When the Dymaxion house was being designed, Fuller had decided that an equally advanced car was needed to go with it. This he envisaged as a jet-propelled, streamlined transport with inflatable collapsible wings that could travel by road, sea or air. He returned to the design of the vehicle in 1933, deciding to start with a land vehicle powered by a conventional motor.
Fuller found a wealthy backer who, impressed with the house design, was prepared to finance the development of a car – no strings attached. However, Fuller thought the money was for the first stage in developing his “omnimedium, jet-propelled 4D transport”. The backer thought it was for developing a new automobile…
Fuller hired yatch designer, aviation pioneer and naval architect Starling Burgess to supervise the car construction – Burgess also contributed substantially to its design. Buckminster Fuller liked working with Burgess because he understood Fuller’s “intuitive design” approach. Of the two, Burgess was the designer with the most credibility and experience, having taken out the 1915 Collier Trophy for advances in aviation.

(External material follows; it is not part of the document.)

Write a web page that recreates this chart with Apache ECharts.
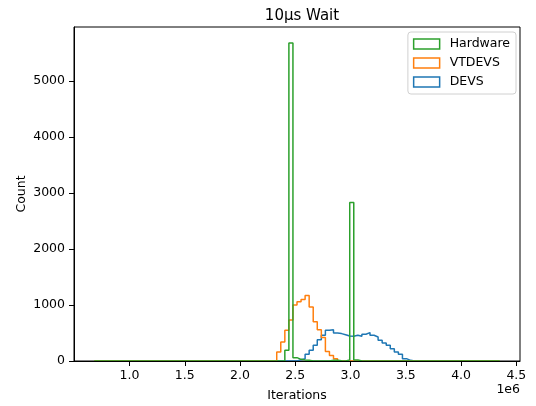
<!DOCTYPE html>
<html>
<head>
<meta charset="utf-8">
<script src="https://cdn.jsdelivr.net/npm/echarts@6/dist/echarts.min.js"></script>
<style>
  html, body { margin: 0; padding: 0; background: #fff; }
  #chart { width: 536px; height: 406px; }
</style>
</head>
<body>
<div id="chart"></div>
<script>
// shared histogram bins (100 bins)
var binStart = 681000;
var binWidth = 36690;
var binCount = 100;

// counts, starting at the given bin index
var devsFirstBin = 50;
var devsCounts = [24, 42, 119, 191, 280, 381, 459, 548, 560, 500, 489, 470, 447, 441,
                  459, 441, 477, 507, 459, 429, 370, 322, 280, 220, 160, 119, 42, 12];
var vtdevsFirstBin = 45;
var vtdevsCounts = [160, 340, 550, 730, 1000, 1060, 1100, 1170, 965, 700, 560, 420, 170, 100, 40];
var hwFirstBin = 47;
var hwCounts = [190, 5680, 60, 30, 20, 15, 0, 0, 0, 0, 0, 12, 15, 5, 0, 20, 2830, 20];

var xTicks = [1000000, 1500000, 2000000, 2500000, 3000000, 3500000, 4000000, 4500000];
var yTicks = [0, 1000, 2000, 3000, 4000, 5000];

var FONT = 'DejaVu Sans';
var FS = 12.5;

function stepData(first, counts) {
    var pts = [];
    for (var i = 0; i < binCount; i++) {
        var k = i - first;
        var c = (k >= 0 && k < counts.length) ? counts[k] : 0;
        pts.push([binStart + i * binWidth, c]);
    }
    pts.push([binStart + binCount * binWidth, 0]);
    return pts;
}

function histSeries(name, color, first, counts) {
    return {
        name: name,
        type: 'line',
        step: 'end',
        showSymbol: false,
        symbol: 'none',
        color: color,
        lineStyle: { color: color, width: 1.5 },
        data: stepData(first, counts)
    };
}

var myChart = echarts.init(document.getElementById('chart'));
var option = {
    animation: false,
    backgroundColor: '#fff',
    title: {
        text: '10µs Wait',
        left: 297,
        textAlign: 'center',
        top: 4,
        textStyle: { fontFamily: FONT, fontSize: 15, fontWeight: 'normal', color: '#000' }
    },
    legend: {
        orient: 'vertical',
        right: 20,
        top: 32,
        backgroundColor: '#fff',
        borderColor: '#d0d0d0',
        borderWidth: 1,
        borderRadius: 3,
        padding: [5, 6, 5, 5],
        itemWidth: 26,
        itemHeight: 10,
        itemGap: 5,
        textStyle: { fontFamily: FONT, fontSize: FS, color: '#000', lineHeight: 14, padding: [0, 0, 0, 5] },
        data: [
            { name: 'Hardware', icon: 'rect', itemStyle: { color: '#fff', borderColor: '#2ca02c', borderWidth: 1.5 } },
            { name: 'VTDEVS', icon: 'rect', itemStyle: { color: '#fff', borderColor: '#ff7f0e', borderWidth: 1.5 } },
            { name: 'DEVS', icon: 'rect', itemStyle: { color: '#fff', borderColor: '#1f77b4', borderWidth: 1.5 } }
        ]
    },
    grid: {
        left: 74, right: 16, top: 27, bottom: 45,
        outerBoundsMode: 'none',
        containLabel: false,
        show: true, borderColor: '#000', borderWidth: 1
    },
    xAxis: {
        type: 'value',
        min: 498000,
        max: 4533000,
        z: 5,
        name: 'Iterations',
        nameLocation: 'middle',
        nameGap: 28,
        nameMoveOverlap: false,
        nameTextStyle: { fontFamily: FONT, fontSize: FS, color: '#000' },
        splitLine: { show: false },
        axisLine: { lineStyle: { color: '#000', width: 1 } },
        axisTick: { show: true, length: 5, lineStyle: { color: '#000' }, customValues: xTicks },
        axisLabel: {
            fontFamily: FONT, fontSize: FS, color: '#000', margin: 8,
            customValues: xTicks,
            formatter: function (v) { return (v / 1e6).toFixed(1); }
        }
    },
    yAxis: {
        type: 'value',
        min: 0,
        max: 5964,
        z: 5,
        name: 'Count',
        nameLocation: 'middle',
        nameGap: 46,
        nameMoveOverlap: false,
        nameTextStyle: { fontFamily: FONT, fontSize: FS, color: '#000' },
        splitLine: { show: false },
        axisLine: { show: true, lineStyle: { color: '#000', width: 1 } },
        axisTick: { show: true, length: 5, lineStyle: { color: '#000' }, customValues: yTicks },
        axisLabel: {
            fontFamily: FONT, fontSize: FS, color: '#000', margin: 9, customValues: yTicks,
            formatter: function (v) { return String(v); }
        }
    },
    graphic: [{
        type: 'text',
        right: 16,
        top: 383,
        style: { text: '1e6', font: FS + 'px "DejaVu Sans"', fill: '#000' }
    }],
    series: [
        histSeries('DEVS', '#1f77b4', devsFirstBin, devsCounts),
        histSeries('VTDEVS', '#ff7f0e', vtdevsFirstBin, vtdevsCounts),
        histSeries('Hardware', '#2ca02c', hwFirstBin, hwCounts)
    ]
};
myChart.setOption(option);
</script>
</body>
</html>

Three quite different cars were built and so descriptions of the cars need to be general.
A chrome-moly steel chassis, drilled for lightness, was used with wooden body framing and an aluminium skin. At 19 feet long, the Dymaxion was similar in length to the Burnie Streamliner – but the positions of the various components within that length were quite different. The Dymaxion also used three wheels, compared to the conventional four used on the Burnie.
A contemporary Ford V8 was used, placed ahead of the rear axle line (and so within the wheelbase) and driving the front wheels. About one-third of the car’s length was in front of the front axle line; the rear overhang was minimal. The car had a mass of 1045kg.
A single rear wheel was fitted – this steered at angles of up to 90 degrees, allowing the car to turn in its own length. At least the first Dymaxion had double frames, hinged together. One frame connected the three wheels and was unsprung. The other frame supported the driveline and bodywork and was sprung. Another Dymaxion appears to have a perimeter frame of more conventional design, with the rear wheel suspended by an inclined training arm.
When the car was first shown to the public it caused a sensation. Fuller was invited to display the car at the 1934 New York Auto Show but Chrysler heard of these plans and felt the Dymaxion might make their Airflow (also to be exhibited at the show) look underdone. The invitation was withdrawn but Fuller simply parked the Dymaxion outside the main show entrance, where it attracted huge crowds.
Fuller had intended building only one car but the personnel of the small company he had formed pleaded with him to continue. Cars two and three were produced, with Dymaxion 3 driven from Detroit to Chicago in record time. Unfortunately, one of the Dymaxions was involved in a crash, killing the driver. Initial press reports suggested the Dymaxion was to blame, but when the accident was investigated thoroughly, it was found that the Dymaxion had been clipped by another car it was street racing(!).
After the accident, public confidence in the car was lost. Buckminster Fuller had no interest in further commercially exploiting the car and so the project came to an end. He later said of the Dymaxion car: “It was a resounding success in proving my principles and teaching me what I wanted to learn from it.”
Burney and Fuller were not alone: other stunning 1930s aero specials were produced by men like William Stout, John Tjaarda and the car pictured here from Andre Dubonnet.
It’s easy to laugh at these cars, but in some ways they do show the sort of car that was to appear over the next 25 years. There are elements of the Volkswagen Kombi in the ‘cab-forward’ shape of the Dymaxion, and it’s not at all hard to see a scaled-up (still many years away) Volkswagen Beetle in the Burney. The basic Dymaxion shape has probably the lowest aero drag for its internal volume of any car produced - but admittedly its single-wheel rear steering is difficult to defend.
Anyway – they’re fascinating cars in any context.